__Problem description__. Show all lines of the listing that hold the word "this".

__Record extracts__.
□ □ □ □ □

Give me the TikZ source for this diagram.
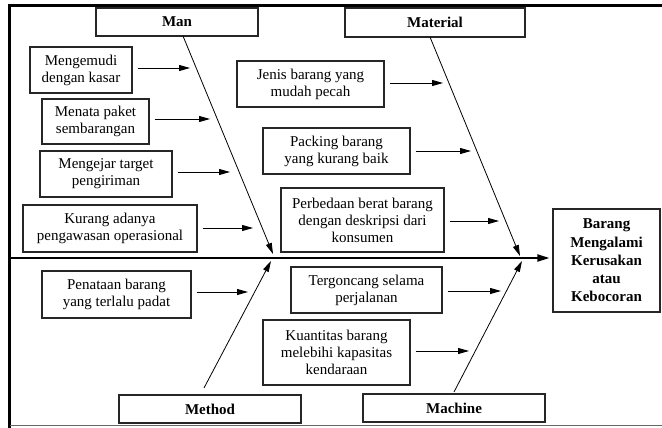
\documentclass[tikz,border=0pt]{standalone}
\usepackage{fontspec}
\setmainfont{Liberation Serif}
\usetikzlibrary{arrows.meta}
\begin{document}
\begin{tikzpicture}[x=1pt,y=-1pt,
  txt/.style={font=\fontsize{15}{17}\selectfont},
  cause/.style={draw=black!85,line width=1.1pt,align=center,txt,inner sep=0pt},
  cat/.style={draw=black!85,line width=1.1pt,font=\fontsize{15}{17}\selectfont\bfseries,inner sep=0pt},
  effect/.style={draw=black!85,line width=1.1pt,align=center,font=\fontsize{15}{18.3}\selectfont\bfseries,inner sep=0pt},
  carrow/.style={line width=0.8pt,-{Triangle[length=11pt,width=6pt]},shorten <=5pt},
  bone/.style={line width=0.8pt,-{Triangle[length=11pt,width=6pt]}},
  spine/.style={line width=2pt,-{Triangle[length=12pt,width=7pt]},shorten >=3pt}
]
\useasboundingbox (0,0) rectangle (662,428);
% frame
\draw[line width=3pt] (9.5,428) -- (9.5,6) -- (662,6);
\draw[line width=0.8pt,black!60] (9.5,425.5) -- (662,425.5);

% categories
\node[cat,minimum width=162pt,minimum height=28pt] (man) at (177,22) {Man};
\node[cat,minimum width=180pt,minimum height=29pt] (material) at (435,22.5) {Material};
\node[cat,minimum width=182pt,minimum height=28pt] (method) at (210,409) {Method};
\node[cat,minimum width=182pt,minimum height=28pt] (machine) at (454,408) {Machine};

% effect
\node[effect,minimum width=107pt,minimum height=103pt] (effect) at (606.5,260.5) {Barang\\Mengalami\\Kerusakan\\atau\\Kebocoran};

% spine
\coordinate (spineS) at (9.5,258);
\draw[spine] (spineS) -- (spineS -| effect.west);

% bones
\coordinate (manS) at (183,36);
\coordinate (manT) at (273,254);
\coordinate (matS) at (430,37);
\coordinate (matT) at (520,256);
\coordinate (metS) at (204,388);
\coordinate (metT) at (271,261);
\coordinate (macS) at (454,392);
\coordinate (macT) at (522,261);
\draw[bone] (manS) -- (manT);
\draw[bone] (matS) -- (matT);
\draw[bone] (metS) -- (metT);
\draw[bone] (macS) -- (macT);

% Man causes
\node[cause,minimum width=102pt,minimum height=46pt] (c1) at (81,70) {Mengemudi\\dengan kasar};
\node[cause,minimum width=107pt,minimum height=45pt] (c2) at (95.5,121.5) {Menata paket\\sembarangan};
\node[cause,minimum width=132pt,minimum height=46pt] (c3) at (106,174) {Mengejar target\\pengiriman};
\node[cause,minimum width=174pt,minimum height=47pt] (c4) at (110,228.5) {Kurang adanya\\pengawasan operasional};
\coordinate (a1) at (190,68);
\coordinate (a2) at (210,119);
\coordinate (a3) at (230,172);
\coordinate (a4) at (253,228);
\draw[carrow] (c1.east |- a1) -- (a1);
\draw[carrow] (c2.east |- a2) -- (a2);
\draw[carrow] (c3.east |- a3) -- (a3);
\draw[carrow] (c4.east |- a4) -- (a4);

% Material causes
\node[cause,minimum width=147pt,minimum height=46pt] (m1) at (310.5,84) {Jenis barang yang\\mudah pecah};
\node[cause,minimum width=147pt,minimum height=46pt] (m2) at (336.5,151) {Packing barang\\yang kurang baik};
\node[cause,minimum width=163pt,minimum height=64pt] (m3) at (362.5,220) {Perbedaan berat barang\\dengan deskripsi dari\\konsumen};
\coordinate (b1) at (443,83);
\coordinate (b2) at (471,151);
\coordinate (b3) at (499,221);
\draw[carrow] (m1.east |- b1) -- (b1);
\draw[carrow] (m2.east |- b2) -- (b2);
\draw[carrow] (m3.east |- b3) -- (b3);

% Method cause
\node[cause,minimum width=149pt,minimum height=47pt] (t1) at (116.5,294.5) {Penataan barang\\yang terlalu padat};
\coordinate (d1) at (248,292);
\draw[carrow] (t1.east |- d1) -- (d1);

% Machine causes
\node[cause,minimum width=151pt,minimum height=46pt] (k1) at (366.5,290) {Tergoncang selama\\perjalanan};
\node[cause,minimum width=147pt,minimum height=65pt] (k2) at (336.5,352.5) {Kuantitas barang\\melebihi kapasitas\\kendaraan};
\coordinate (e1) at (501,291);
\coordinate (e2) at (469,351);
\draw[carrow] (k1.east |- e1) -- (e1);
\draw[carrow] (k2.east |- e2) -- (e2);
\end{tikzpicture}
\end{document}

□ □ □ □ □

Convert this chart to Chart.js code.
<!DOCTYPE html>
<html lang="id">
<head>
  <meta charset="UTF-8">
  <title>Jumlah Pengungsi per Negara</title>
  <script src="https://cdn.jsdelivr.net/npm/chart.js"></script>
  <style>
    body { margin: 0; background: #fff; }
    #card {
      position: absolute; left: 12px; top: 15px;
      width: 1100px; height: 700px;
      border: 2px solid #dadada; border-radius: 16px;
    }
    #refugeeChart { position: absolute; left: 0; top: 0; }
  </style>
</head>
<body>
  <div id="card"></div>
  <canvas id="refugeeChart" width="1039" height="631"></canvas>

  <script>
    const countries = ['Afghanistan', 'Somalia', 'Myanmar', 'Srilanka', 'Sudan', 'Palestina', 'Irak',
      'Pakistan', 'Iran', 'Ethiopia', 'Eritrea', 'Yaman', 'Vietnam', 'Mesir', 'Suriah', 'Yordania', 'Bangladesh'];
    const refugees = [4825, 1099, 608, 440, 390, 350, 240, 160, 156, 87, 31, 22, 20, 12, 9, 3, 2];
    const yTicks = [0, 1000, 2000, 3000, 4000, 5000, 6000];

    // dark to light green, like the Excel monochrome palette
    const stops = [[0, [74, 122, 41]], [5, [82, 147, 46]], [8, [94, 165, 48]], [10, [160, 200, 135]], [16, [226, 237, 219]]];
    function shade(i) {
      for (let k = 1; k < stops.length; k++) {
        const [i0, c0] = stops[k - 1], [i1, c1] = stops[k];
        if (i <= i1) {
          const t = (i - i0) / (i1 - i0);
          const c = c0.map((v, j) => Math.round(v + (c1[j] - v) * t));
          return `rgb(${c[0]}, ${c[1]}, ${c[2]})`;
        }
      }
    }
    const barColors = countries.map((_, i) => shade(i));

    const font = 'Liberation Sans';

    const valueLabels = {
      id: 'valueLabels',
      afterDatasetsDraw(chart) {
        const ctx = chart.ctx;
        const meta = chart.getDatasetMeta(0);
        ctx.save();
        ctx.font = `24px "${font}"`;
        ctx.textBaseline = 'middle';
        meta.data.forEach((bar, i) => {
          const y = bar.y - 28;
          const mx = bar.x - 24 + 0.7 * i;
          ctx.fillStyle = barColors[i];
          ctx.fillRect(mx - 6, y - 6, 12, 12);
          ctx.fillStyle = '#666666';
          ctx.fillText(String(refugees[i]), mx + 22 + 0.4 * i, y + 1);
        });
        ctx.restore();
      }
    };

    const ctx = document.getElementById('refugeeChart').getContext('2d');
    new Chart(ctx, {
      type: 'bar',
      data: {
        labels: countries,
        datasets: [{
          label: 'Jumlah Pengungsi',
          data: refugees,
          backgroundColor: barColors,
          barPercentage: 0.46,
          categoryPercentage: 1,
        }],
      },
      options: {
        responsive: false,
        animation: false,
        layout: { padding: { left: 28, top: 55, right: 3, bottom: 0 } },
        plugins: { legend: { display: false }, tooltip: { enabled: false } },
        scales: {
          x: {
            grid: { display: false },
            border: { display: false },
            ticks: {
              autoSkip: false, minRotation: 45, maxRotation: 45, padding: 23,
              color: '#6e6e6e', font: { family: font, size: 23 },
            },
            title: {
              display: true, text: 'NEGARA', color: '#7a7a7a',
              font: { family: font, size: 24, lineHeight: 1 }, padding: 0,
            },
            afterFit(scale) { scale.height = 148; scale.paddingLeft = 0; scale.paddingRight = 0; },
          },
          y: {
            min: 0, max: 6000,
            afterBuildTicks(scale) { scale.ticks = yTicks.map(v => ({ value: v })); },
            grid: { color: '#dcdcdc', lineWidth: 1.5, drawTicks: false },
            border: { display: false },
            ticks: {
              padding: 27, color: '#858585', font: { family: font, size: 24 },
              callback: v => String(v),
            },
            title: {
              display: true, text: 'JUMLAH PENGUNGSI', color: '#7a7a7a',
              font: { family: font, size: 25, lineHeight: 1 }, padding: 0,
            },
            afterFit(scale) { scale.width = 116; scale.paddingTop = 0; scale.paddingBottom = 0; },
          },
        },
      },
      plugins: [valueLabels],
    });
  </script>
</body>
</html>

□ □ □ □ □

__Result below__.
Give me the TikZ source for this diagram.
Convert this chart to Chart.js code.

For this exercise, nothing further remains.